To ensure the fidelity of protein biosynthesis, aminoacyl-tRNA synthetases (aaRSs) must recognize the tRNA identity elements of their cognate tRNAs and discriminate their cognate amino acids from structurally similar ones through a proofreading (editing) reaction. For a better understanding of these processes, we investigated the role of tRNA(Leu) tertiary structure in the aminoacylation and editing reactions catalyzed by leucyl-tRNA synthetase (LeuRS). We constructed a series of Escherichia coli tRNA(Leu) mutated transcripts with alterations of the nucleotides involved in tertiary interactions. Our results revealed that any disturbance of the tertiary interaction between the tRNA(Leu) D- and TpsiC-loops affected both its aminoacylation ability and its ability to stimulate the editing reaction. Moreover, we found that the various tertiary interactions between the D- and TpsiC-loops (G18:U55, G19:C56 and U54:A58) functioned differently within the aminoacylation and editing reactions. In these two reactions, the role of base pair 19:56 was closely correlated and dependent on the hydrogen bond number. In contrast, U54:A58 was more important in aminoacylation than in editing. Taken together, our results suggest that the elbow region of tRNA formed by the tertiary interactions between the D- and TpsiC-loops affects the interactions between tRNA and aaRS effectively both in aminoacylation and in editing.

Figure 1

The structure of tRNA^Leu. (A) The L-shaped tertiary structure based on tRNA^Phe.
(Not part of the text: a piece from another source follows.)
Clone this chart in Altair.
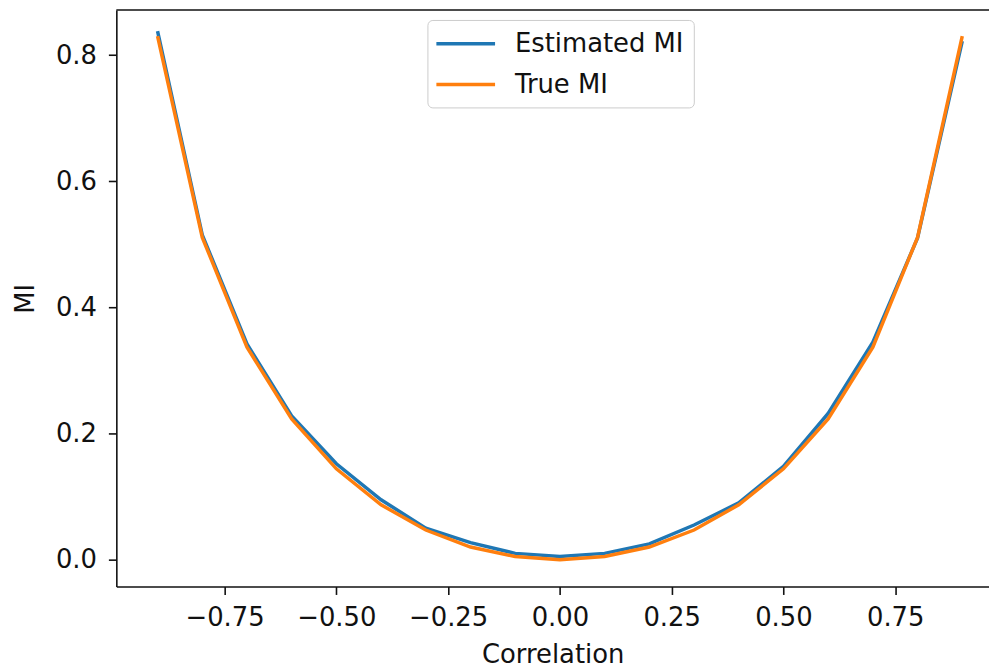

Dotted lines indicate the tertiary interactions. (B) The cloverleaf structure of transcripts and the mutants used in this study. Dotted arrows indicate the deletion mutations, Δ16U/17U, Δ18G/19G and Δ54U/55U. Asterisks indicate the double deletion mutation (Δ18G/19G–Δ54U/55U), triangles indicate the double substitution mutation (U19:A56) and diamonds indicate the double substitution mutation (C54:G58).

Figure 2

Proposed hydrogen bonding in the tertiary base pairs. (A) G18:U55. (B) A18:U55. (C) G18:A55. (D) G19:C56. (E) U19:C56. (F) G19:A56. (G) U19:A56. (H) U54:A58. (I) A54:A58. (J) C54:A58. (K) U54:G58. (L) C54:G58. Predicted hydrogen bonds are shown as dotted lines. Nitrogen atoms are shown as solid circles. R⁺ indicates that the ribose–phosphate chain is coming toward the reader, while R^– indicates that it is facing away from the reader.

Figure 3

The misaminoacylation of tRNA transcripts by E.coli LeuRS with isoleucine.

Figure 4

tRNA^Leu-dependent stimulation of ATP hydrolysis by E.coli LeuRS in the presence of norvaline. All the data were corrected against background ATP hydrolysis.

Figure 5

Combined comparison of the activities of tRNA^Leu mutants correlated with the substitution mutation at G18:U55, G19:C56 and U54:A58 in aminoacylation and editing reactions. The aminoacylation activity is the relative k_cat/K_m, and the editing activity is the relative ATP hydrolysis rate.